- [Written request]: What is needed is the run of lines from the one containing "Emit a LaTeX" through the one containing "(c3) at (1172.6,806)", echoed exactly, with both ends kept and nothing added.

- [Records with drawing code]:
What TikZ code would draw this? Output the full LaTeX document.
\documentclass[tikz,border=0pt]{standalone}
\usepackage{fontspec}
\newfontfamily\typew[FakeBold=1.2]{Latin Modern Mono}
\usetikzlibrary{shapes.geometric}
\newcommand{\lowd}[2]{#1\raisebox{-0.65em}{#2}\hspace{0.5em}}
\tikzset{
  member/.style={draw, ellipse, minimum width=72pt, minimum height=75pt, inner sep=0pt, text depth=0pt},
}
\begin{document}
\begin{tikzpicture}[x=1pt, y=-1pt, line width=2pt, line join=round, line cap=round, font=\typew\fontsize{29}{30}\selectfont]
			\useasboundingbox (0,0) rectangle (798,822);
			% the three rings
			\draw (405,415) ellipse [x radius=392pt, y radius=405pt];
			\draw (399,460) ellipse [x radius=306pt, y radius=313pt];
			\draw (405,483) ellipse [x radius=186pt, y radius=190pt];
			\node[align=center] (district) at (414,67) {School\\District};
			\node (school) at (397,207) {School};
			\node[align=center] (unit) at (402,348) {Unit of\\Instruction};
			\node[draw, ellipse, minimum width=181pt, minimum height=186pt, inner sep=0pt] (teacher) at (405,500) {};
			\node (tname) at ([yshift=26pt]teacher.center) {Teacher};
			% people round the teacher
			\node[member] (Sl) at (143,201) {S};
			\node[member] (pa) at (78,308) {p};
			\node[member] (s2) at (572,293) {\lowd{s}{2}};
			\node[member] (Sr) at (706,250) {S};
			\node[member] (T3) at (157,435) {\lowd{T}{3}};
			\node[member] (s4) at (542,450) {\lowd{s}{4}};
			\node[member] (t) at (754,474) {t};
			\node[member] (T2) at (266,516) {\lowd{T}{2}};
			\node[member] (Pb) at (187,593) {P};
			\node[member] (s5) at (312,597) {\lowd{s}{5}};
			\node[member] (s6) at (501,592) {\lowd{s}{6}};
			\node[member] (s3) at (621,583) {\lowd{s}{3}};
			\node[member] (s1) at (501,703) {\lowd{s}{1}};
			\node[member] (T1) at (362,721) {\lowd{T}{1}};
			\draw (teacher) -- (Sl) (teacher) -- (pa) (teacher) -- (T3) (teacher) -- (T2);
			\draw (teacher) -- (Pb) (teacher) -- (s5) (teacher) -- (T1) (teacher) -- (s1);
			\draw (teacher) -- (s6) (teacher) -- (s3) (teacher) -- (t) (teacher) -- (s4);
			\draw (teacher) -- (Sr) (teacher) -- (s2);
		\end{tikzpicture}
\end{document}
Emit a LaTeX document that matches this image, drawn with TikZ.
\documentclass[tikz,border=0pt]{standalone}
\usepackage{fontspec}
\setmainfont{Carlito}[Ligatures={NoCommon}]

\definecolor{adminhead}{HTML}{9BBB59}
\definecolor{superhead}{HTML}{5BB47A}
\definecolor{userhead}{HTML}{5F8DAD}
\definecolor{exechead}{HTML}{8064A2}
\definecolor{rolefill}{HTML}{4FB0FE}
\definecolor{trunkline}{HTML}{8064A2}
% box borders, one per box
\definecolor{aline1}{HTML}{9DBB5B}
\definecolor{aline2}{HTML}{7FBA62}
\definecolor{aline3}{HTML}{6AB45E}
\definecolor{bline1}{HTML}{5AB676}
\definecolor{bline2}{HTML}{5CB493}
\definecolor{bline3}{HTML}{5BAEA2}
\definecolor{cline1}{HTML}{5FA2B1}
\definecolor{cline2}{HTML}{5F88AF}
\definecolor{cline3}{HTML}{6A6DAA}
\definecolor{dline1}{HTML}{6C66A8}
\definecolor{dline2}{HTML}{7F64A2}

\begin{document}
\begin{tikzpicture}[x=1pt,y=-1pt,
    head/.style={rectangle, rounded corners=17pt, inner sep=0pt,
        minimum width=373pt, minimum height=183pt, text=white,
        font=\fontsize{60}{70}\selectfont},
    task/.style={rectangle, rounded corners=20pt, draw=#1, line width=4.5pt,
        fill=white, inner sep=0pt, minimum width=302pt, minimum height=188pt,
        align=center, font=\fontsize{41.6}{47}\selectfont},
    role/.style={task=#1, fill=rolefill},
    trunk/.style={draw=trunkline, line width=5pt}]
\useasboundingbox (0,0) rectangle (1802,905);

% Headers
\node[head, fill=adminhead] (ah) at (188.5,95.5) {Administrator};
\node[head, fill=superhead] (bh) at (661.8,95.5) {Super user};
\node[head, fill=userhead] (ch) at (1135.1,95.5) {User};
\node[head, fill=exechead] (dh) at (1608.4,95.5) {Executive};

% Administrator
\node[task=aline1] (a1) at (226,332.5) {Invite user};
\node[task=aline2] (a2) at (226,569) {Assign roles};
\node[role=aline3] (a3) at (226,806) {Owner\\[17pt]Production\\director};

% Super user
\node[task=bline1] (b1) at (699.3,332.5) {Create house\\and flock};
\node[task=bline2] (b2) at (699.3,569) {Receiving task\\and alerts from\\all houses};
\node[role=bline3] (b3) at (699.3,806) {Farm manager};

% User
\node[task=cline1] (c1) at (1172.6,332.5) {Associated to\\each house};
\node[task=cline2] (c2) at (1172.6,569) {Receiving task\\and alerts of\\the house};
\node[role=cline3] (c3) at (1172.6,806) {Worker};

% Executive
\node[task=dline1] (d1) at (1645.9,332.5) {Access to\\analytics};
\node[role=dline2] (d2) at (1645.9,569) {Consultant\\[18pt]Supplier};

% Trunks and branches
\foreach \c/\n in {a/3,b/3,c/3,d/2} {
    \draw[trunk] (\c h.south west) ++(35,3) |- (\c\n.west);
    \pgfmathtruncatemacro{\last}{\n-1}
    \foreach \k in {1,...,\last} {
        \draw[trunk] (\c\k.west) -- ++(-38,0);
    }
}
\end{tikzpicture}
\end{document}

- [Full solution]:
Emit a LaTeX document that matches this image, drawn with TikZ.
\documentclass[tikz,border=0pt]{standalone}
\usepackage{fontspec}
\setmainfont{Carlito}[Ligatures={NoCommon}]

\definecolor{adminhead}{HTML}{9BBB59}
\definecolor{superhead}{HTML}{5BB47A}
\definecolor{userhead}{HTML}{5F8DAD}
\definecolor{exechead}{HTML}{8064A2}
\definecolor{rolefill}{HTML}{4FB0FE}
\definecolor{trunkline}{HTML}{8064A2}
% box borders, one per box
\definecolor{aline1}{HTML}{9DBB5B}
\definecolor{aline2}{HTML}{7FBA62}
\definecolor{aline3}{HTML}{6AB45E}
\definecolor{bline1}{HTML}{5AB676}
\definecolor{bline2}{HTML}{5CB493}
\definecolor{bline3}{HTML}{5BAEA2}
\definecolor{cline1}{HTML}{5FA2B1}
\definecolor{cline2}{HTML}{5F88AF}
\definecolor{cline3}{HTML}{6A6DAA}
\definecolor{dline1}{HTML}{6C66A8}
\definecolor{dline2}{HTML}{7F64A2}

\begin{document}
\begin{tikzpicture}[x=1pt,y=-1pt,
    head/.style={rectangle, rounded corners=17pt, inner sep=0pt,
        minimum width=373pt, minimum height=183pt, text=white,
        font=\fontsize{60}{70}\selectfont},
    task/.style={rectangle, rounded corners=20pt, draw=#1, line width=4.5pt,
        fill=white, inner sep=0pt, minimum width=302pt, minimum height=188pt,
        align=center, font=\fontsize{41.6}{47}\selectfont},
    role/.style={task=#1, fill=rolefill},
    trunk/.style={draw=trunkline, line width=5pt}]
\useasboundingbox (0,0) rectangle (1802,905);

% Headers
\node[head, fill=adminhead] (ah) at (188.5,95.5) {Administrator};
\node[head, fill=superhead] (bh) at (661.8,95.5) {Super user};
\node[head, fill=userhead] (ch) at (1135.1,95.5) {User};
\node[head, fill=exechead] (dh) at (1608.4,95.5) {Executive};

% Administrator
\node[task=aline1] (a1) at (226,332.5) {Invite user};
\node[task=aline2] (a2) at (226,569) {Assign roles};
\node[role=aline3] (a3) at (226,806) {Owner\\[17pt]Production\\director};

% Super user
\node[task=bline1] (b1) at (699.3,332.5) {Create house\\and flock};
\node[task=bline2] (b2) at (699.3,569) {Receiving task\\and alerts from\\all houses};
\node[role=bline3] (b3) at (699.3,806) {Farm manager};

% User
\node[task=cline1] (c1) at (1172.6,332.5) {Associated to\\each house};
\node[task=cline2] (c2) at (1172.6,569) {Receiving task\\and alerts of\\the house};
\node[role=cline3] (c3) at (1172.6,806) {Worker};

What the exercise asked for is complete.